Toongha village in Mae Ram district has been my home for the past eight years. I’ve learned that in its tranquility lay a hidden rage. The village is one of several areas in the country that are plagued with land management issues. It is a battleground between the people and the state. For the past sixty years, the villagers have petitioned for the ownership of the land in which their families had settled for generations. Years ago, barbed fences were erected to resist the army’s threatening evictions. During the heated confrontations, dozens of soldiers’ houses in the area were burned down. The flame rages on in the memory. Now it remains a quiet inferno.
Vapour Song is a collaboration between the people who live here, the architectures, the animals, the young filmmakers of Chiang Mai, and I. We together make a film that is a cross between a murder mystery and a romance, or it could be a peculiar poem of the rainy season.

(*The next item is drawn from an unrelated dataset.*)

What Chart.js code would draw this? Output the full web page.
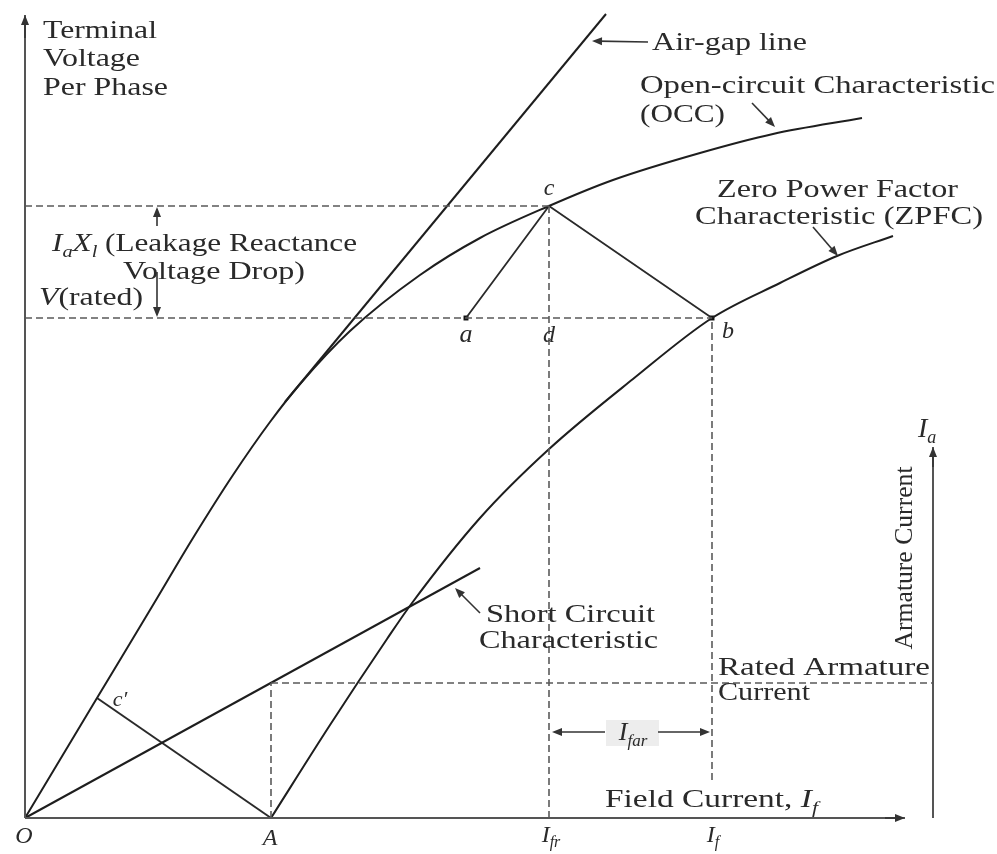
<!DOCTYPE html>
<html>
<head>
<meta charset="utf-8">
<title>Potier Triangle Method</title>
<script src="https://cdn.jsdelivr.net/npm/chart.js@4.4.1/dist/chart.umd.min.js"></script>
<style>
  html, body { margin: 0; padding: 0; background: #fff; }
  canvas { display: block; }
</style>
</head>
<body>
<canvas id="potier" width="997" height="854"></canvas>
<script>
// Field current on x, terminal voltage / armature current on y (drawing units)
const occX  = [0, 72, 128, 168, 208, 245, 275, 325, 395, 455, 524, 588, 675, 748, 837];
const occY  = [0, 120, 213, 280, 343, 396, 434, 487, 543, 580, 612, 638, 665, 684, 700];

const airGapX = [260, 581];
const airGapY = [416, 804];

const zpfcX = [246, 305, 362, 387, 455, 523, 608, 687, 755, 812, 868];
const zpfcY = [0, 93, 179, 215, 300, 368, 439, 500, 535, 562, 582];

const sccX = [0, 455];
const sccY = [0, 250];

// Potier triangle a-c-b and the small triangle O-c'-A
const potierX = [441, 524, 687];
const potierY = [500, 612, 500];
const lowTriX = [72, 246];
const lowTriY = [120, 0];

// Key levels
const vRated = 500;      // V(rated)
const vOcc = 612;        // point c on the OCC
const ifr = 524;         // I_fr
const ifield = 687;      // I_f
const ifA = 246;         // point A
const iaRated = 135;     // rated armature current
const iaAxisX = 908;     // armature current axis
const iaAxisTop = 371;

const pts = (xs, ys) => xs.map((v, i) => ({ x: v, y: ys[i] }));

const FONT = '"Liberation Serif", "Times New Roman", serif';
const INK = '#2a2a2a';

function solid(data, color, width, extra) {
  return Object.assign({ data, showLine: true, borderColor: color, borderWidth: width,
    pointRadius: 0, pointHoverRadius: 0, fill: false }, extra || {});
}
function dashed(data) {
  return solid(data, '#5a5a5a', 1.6, { borderDash: [7, 4] });
}

// annotation text, positioned in data units
const labels = [
  { x: 18, y: 780, w: 114, parts: [['Terminal', '']] },
  { x: 18, y: 752, w: 97, parts: [['Voltage', '']] },
  { x: 18, y: 723, w: 125, parts: [['Per Phase', '']] },
  { x: 627, y: 768, w: 155, parts: [['Air-gap line', '']] },
  { x: 615, y: 725, w: 355, parts: [['Open-circuit Characteristic', '']] },
  { x: 615, y: 696, w: 85, parts: [['(OCC)', '']] },
  { x: 692, y: 621, w: 241, parts: [['Zero Power Factor', '']] },
  { x: 670, y: 594, w: 288, parts: [['Characteristic (ZPFC)', '']] },
  { x: 27, y: 567, w: 305, parts: [['I', 'i'], ['a', 's'], ['X', 'i'], ['l', 's'], [' (Leakage Reactance', '']] },
  { x: 98, y: 539, w: 182, parts: [['Voltage Drop)', '']] },
  { x: 14, y: 513, w: 104, parts: [['V', 'i'], ['(rated)', '']] },
  { x: 461, y: 196, w: 169, parts: [['Short Circuit', '']] },
  { x: 454, y: 170, w: 179, parts: [['Characteristic', '']] },
  { x: 693, y: 143, w: 212, parts: [['Rated Armature', '']] },
  { x: 693, y: 118, w: 92, parts: [['Current', '']] },
  { x: 580, y: 11, w: 213, parts: [['Field Current, ', ''], ['I', 'i'], ['f', 's']] },
  { x: 887, y: 260, w: 183, align: 'center', rot: -Math.PI / 2, parts: [['Armature Current', '']] },
  { x: 893, y: 381, size: 28, parts: [['I', 'i'], ['a', 's']] },
  { x: 524, y: 623, size: 24, align: 'center', parts: [['c', 'i']] },
  { x: 441, y: 476, size: 26, align: 'center', parts: [['a', 'i']] },
  { x: 524, y: 476, size: 24, align: 'center', parts: [['d', 'i']] },
  { x: 703, y: 480, size: 24, align: 'center', parts: [['b', 'i']] },
  { x: 95, y: 112, size: 22, align: 'center', parts: [['c\u2032', 'i']] },
  { x: -1, y: -25, size: 24, align: 'center', parts: [['O', 'i']] },
  { x: 245, y: -27, size: 24, align: 'center', parts: [['A', 'i']] },
  { x: 526, y: -24, size: 24, align: 'center', parts: [['I', 'i'], ['fr', 's']] },
  { x: 688, y: -24, size: 24, align: 'center', parts: [['I', 'i'], ['f', 's']] },
  { x: 608, y: 78, size: 26, align: 'center', parts: [['I', 'i'], ['far', 's']] }
];

// pointer arrows [fromX, fromY, toX, toY]
const arrows = [
  [623, 776, 567, 777],
  [727, 715, 750, 691],
  [788, 591, 813, 562],
  [455, 205, 430, 230],
  [132, 592, 132, 611],
  [132, 546, 132, 501],
  [580, 86, 527, 86],
  [633, 86, 685, 86],
  // axis heads
  [0, 780, 0, 803],
  [860, 0, 880, 0],
  [iaAxisX, iaAxisTop - 20, iaAxisX, iaAxisTop]
];

function fontFor(st, size) {
  if (st === 's') return 'italic ' + Math.round(size * 0.66) + 'px ' + FONT;
  if (st === 'i') return 'italic ' + size + 'px ' + FONT;
  return size + 'px ' + FONT;
}

function drawLabel(ctx, l, X, Y) {
  const size = l.size || 26;
  const segs = l.parts.map(([t, st]) => ({ t, st, f: fontFor(st, size) }));
  let total = 0;
  segs.forEach(s => { ctx.font = s.f; s.w = ctx.measureText(s.t).width; total += s.w; });
  const sx = l.w ? l.w / total : 1;
  ctx.save();
  ctx.translate(X, Y);
  if (l.rot) ctx.rotate(l.rot);
  ctx.scale(sx, 1);
  let cx = l.align === 'center' ? -total / 2 : 0;
  ctx.fillStyle = INK;
  ctx.textBaseline = 'alphabetic';
  segs.forEach(s => {
    ctx.font = s.f;
    ctx.fillText(s.t, cx, s.st === 's' ? size * 0.22 : 0);
    cx += s.w;
  });
  ctx.restore();
}

function drawArrow(ctx, x1, y1, x2, y2) {
  const ang = Math.atan2(y2 - y1, x2 - x1);
  const len = 10, half = 4;
  ctx.strokeStyle = '#333';
  ctx.fillStyle = '#333';
  ctx.lineWidth = 1.6;
  ctx.beginPath();
  ctx.moveTo(x1, y1);
  ctx.lineTo(x2 - Math.cos(ang) * len * 0.6, y2 - Math.sin(ang) * len * 0.6);
  ctx.stroke();
  ctx.beginPath();
  ctx.moveTo(x2, y2);
  ctx.lineTo(x2 - Math.cos(ang) * len + Math.sin(ang) * half, y2 - Math.sin(ang) * len - Math.cos(ang) * half);
  ctx.lineTo(x2 - Math.cos(ang) * len - Math.sin(ang) * half, y2 - Math.sin(ang) * len + Math.cos(ang) * half);
  ctx.closePath();
  ctx.fill();
}

const annotate = {
  id: 'annotate',
  afterDatasetsDraw(chart) {
    const { ctx, scales: { x, y } } = chart;
    const px = v => x.getPixelForValue(v);
    const py = v => y.getPixelForValue(v);
    ctx.save();
    // light box behind the I_far label
    ctx.fillStyle = '#ededed';
    ctx.fillRect(px(581), py(98), px(634) - px(581), py(72) - py(98));
    arrows.forEach(a => drawArrow(ctx, px(a[0]), py(a[1]), px(a[2]), py(a[3])));
    labels.forEach(l => drawLabel(ctx, l, px(l.x), py(l.y)));
    ctx.restore();
  }
};

new Chart(document.getElementById('potier').getContext('2d'), {
  type: 'scatter',
  data: {
    datasets: [
      // axes
      solid([{ x: 0, y: 0 }, { x: 0, y: 803 }], '#555', 2),
      solid([{ x: 0, y: 0 }, { x: 880, y: 0 }], '#555', 2),
      solid([{ x: iaAxisX, y: 0 }, { x: iaAxisX, y: iaAxisTop }], '#555', 2),
      // construction lines
      dashed([{ x: 0, y: vOcc }, { x: ifr, y: vOcc }]),
      dashed([{ x: 0, y: vRated }, { x: ifield, y: vRated }]),
      dashed([{ x: ifr, y: 0 }, { x: ifr, y: vOcc }]),
      dashed([{ x: ifield, y: 38 }, { x: ifield, y: vRated }]),
      dashed([{ x: ifA, y: iaRated }, { x: iaAxisX, y: iaRated }]),
      dashed([{ x: ifA, y: 0 }, { x: ifA, y: iaRated }]),
      // characteristics
      solid(pts(occX, occY), '#1e1e1e', 2, { cubicInterpolationMode: 'monotone' }),
      solid(pts(airGapX, airGapY), '#1e1e1e', 2),
      solid(pts(zpfcX, zpfcY), '#1e1e1e', 2, { cubicInterpolationMode: 'monotone' }),
      solid(pts(sccX, sccY), '#1e1e1e', 2),
      solid(pts(potierX, potierY), '#2a2a2a', 1.8),
      solid(pts(lowTriX, lowTriY), '#2a2a2a', 2),
      // points a and b
      { data: [{ x: potierX[0], y: vRated }, { x: potierX[2], y: vRated }], showLine: false,
        pointStyle: 'rect', pointRadius: 3.5, pointHoverRadius: 3.5, backgroundColor: '#111', borderWidth: 0 }
    ]
  },
  options: {
    responsive: false,
    animation: false,
    layout: { padding: 0, autoPadding: false },
    plugins: { legend: { display: false }, tooltip: { enabled: false } },
    scales: {
      x: { type: 'linear', min: -25, max: 972, display: false },
      y: { type: 'linear', min: -36, max: 818, display: false }
    }
  },
  plugins: [annotate]
});
</script>
</body>
</html>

June is the time when the village is attacked by a swarm of mosquitoes rising from the swamps. The authority has a mosquito spray service all year round. The staff carrying a portable machine roams the village and engulfs it with the white clouds of insecticide. Not only does it kill the mosquitoes, ants and other insects, the fog creates a vista of heaven relocated onto earth. The clouds touch the roof tiles, the beds, the chairs, the carpets, the grass, and our bodies, as if everything is submerged in a world of dreams. Or is it a world of cheap horror movies?”
Apichatpong Weerasethakul1
- 1Apichatpong Weerasethakul, “Filmmaker’s Statement,” Kick the Machine.